For all real numbers $x$, ${x^2 \ge 0}$.

Proof

We proceed by contradiction. Suppose there exists a real $x$ such that $x^2<0$. We can have either $x=0$, $x>0$, or $x<0$. If $x=0$, then there is a clear contradiction, as $x^2 = 0^2 \not < 0$. If $x>0$, then $x^2 < 0$ gives $x < \frac{0}{x} = 0$ upon division by $x$ (which is positive), so this case also leads to a contradiction. Finally, if $x<0$, then $x^2 < 0$ gives $x > \frac{0}{x} = 0$ upon division by $x$ (which is negative), and yet again we have a contradiction.

Therefore, $x^2 \ge 0$ for all real $x$, as claimed.

Applications

The trivial inequality is one of the most commonly used theorems in mathematics. It is very well-known and does not require proof.

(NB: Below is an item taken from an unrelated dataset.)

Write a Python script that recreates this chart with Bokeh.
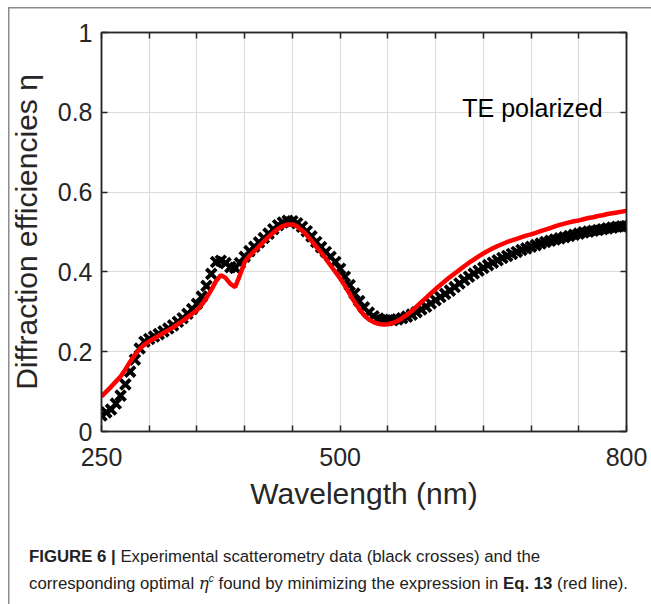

One application is maximizing and minimizing quadratic functions. It gives an easy proof of the two-variable case of the Arithmetic Mean-Geometric Mean inequality:

Suppose that $x$ and $y$ are nonnegative reals. By the trivial inequality, we have $(x-y)^2 \geq 0$, or $x^2-2xy+y^2 \geq 0$. Adding $4xy$ to both sides, we get $x^2+2xy+y^2 = (x+y)^2 \geq 4xy$. Since both sides of the inequality are nonnegative, it is equivalent to $x+y \ge 2\sqrt{xy}$, and thus we have \[\frac{x+y}{2} \geq \sqrt{xy},\] as desired.

Problems

  1. Find all integer solutions $x,y,z$ of the equation $x^2+5y^2+10z^2=2z+6yz+4xy-1$.
  2. (AIME 1992) Triangle $ABC$ has $AB$$=9$ and $BC: AC=40: 41$. What is the largest area that this triangle can have?